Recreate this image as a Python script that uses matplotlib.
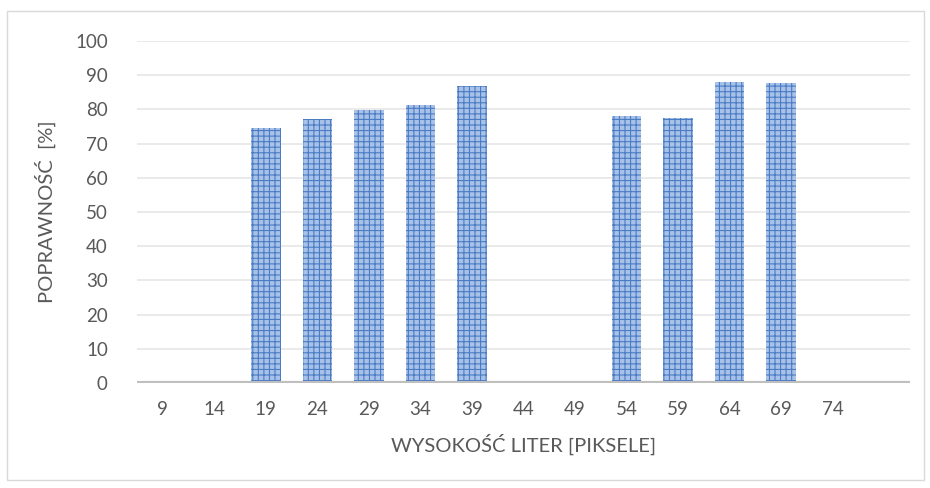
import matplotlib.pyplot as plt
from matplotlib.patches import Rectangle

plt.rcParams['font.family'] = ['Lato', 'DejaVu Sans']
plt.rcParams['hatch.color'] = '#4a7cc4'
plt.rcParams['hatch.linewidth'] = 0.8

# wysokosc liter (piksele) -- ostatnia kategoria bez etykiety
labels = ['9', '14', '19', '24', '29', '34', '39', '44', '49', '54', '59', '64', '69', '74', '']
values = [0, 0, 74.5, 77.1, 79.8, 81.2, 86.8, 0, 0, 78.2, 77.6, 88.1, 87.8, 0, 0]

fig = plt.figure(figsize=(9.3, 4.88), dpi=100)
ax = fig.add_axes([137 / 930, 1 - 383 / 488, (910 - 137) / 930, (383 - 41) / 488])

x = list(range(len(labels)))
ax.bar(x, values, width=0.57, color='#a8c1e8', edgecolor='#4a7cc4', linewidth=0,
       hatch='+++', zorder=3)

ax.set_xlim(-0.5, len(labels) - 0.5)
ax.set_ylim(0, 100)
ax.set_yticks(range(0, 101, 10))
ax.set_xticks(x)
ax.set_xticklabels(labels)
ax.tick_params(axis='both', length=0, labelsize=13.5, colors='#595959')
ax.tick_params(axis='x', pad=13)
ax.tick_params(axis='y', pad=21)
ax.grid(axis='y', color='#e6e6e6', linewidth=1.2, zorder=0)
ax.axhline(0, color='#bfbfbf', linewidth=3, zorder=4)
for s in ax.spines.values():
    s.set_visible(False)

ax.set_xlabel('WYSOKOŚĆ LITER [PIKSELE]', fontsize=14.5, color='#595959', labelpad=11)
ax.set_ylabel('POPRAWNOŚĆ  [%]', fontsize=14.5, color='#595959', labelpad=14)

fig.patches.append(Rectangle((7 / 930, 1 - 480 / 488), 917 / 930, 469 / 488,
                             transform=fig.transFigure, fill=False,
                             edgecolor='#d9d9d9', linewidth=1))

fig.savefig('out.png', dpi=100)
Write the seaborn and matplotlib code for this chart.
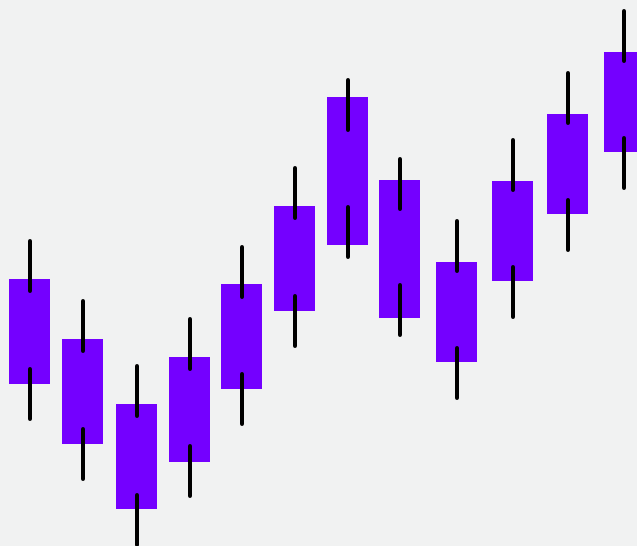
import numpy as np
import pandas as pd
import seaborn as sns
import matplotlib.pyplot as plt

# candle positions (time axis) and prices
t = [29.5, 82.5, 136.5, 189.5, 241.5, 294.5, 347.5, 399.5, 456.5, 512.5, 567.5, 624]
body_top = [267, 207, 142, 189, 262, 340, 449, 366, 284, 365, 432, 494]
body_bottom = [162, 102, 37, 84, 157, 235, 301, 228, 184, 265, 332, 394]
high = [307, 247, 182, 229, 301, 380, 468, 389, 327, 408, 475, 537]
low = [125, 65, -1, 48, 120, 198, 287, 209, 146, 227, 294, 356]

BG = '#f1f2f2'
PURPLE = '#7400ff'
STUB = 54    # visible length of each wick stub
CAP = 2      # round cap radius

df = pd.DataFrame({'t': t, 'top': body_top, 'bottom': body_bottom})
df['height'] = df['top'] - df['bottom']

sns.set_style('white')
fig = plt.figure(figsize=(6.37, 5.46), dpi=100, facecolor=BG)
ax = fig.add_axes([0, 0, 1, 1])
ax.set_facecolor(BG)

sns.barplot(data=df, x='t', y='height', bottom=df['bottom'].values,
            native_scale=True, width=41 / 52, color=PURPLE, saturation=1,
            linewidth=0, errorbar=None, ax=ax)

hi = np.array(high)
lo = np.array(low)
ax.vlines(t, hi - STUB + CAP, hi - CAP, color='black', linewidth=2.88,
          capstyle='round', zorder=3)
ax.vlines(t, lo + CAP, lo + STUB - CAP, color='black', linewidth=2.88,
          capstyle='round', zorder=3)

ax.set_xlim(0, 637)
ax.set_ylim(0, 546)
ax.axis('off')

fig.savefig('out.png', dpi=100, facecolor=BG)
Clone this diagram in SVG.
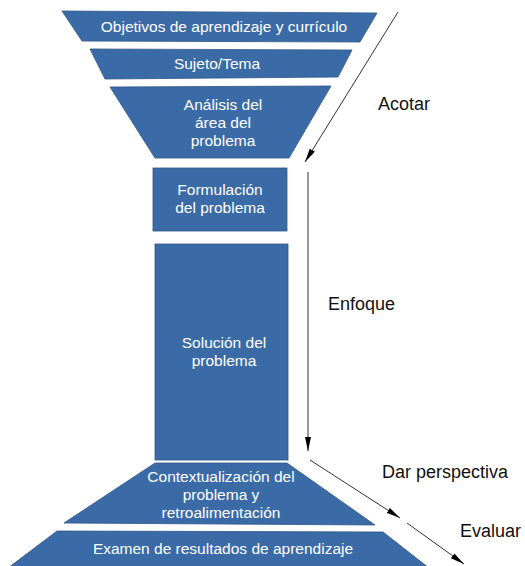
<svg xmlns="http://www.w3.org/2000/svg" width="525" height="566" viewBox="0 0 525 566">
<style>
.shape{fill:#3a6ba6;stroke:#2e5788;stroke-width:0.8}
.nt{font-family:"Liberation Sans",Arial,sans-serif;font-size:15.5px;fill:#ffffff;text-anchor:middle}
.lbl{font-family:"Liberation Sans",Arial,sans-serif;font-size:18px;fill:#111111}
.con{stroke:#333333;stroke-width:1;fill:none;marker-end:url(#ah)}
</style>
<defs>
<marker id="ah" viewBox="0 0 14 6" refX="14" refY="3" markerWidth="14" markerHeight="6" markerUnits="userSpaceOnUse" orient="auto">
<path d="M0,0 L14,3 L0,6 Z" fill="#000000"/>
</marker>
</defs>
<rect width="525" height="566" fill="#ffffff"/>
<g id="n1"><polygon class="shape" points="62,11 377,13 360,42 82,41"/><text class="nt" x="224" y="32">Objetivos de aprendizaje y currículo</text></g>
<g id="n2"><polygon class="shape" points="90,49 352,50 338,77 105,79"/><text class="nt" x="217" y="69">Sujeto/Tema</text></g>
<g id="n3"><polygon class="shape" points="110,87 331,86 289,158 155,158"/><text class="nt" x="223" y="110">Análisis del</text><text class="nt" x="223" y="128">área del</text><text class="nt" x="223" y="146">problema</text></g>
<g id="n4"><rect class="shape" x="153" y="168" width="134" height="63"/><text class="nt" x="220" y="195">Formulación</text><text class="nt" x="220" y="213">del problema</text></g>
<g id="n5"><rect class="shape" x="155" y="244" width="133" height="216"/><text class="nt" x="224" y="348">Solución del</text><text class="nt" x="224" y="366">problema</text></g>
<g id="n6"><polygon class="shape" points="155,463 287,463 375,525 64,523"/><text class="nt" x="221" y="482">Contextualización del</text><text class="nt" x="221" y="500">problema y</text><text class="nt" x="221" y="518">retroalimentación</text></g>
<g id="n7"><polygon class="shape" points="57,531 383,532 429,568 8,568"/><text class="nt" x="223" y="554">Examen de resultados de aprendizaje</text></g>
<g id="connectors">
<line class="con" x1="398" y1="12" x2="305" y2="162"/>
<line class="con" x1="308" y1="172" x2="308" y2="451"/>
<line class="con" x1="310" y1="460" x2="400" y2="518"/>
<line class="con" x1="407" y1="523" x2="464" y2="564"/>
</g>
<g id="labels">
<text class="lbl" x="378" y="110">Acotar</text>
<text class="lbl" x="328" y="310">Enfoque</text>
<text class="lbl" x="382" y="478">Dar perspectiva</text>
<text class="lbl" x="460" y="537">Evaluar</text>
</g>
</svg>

» Brief
Search the data for "matplotlib" and list every line in which it occurs.

» Task result
Recreate this image as a Python script that uses matplotlib.
import matplotlib.pyplot as plt
from matplotlib.patches import Rectangle
Write the seaborn and matplotlib code for this chart.
import matplotlib.pyplot as plt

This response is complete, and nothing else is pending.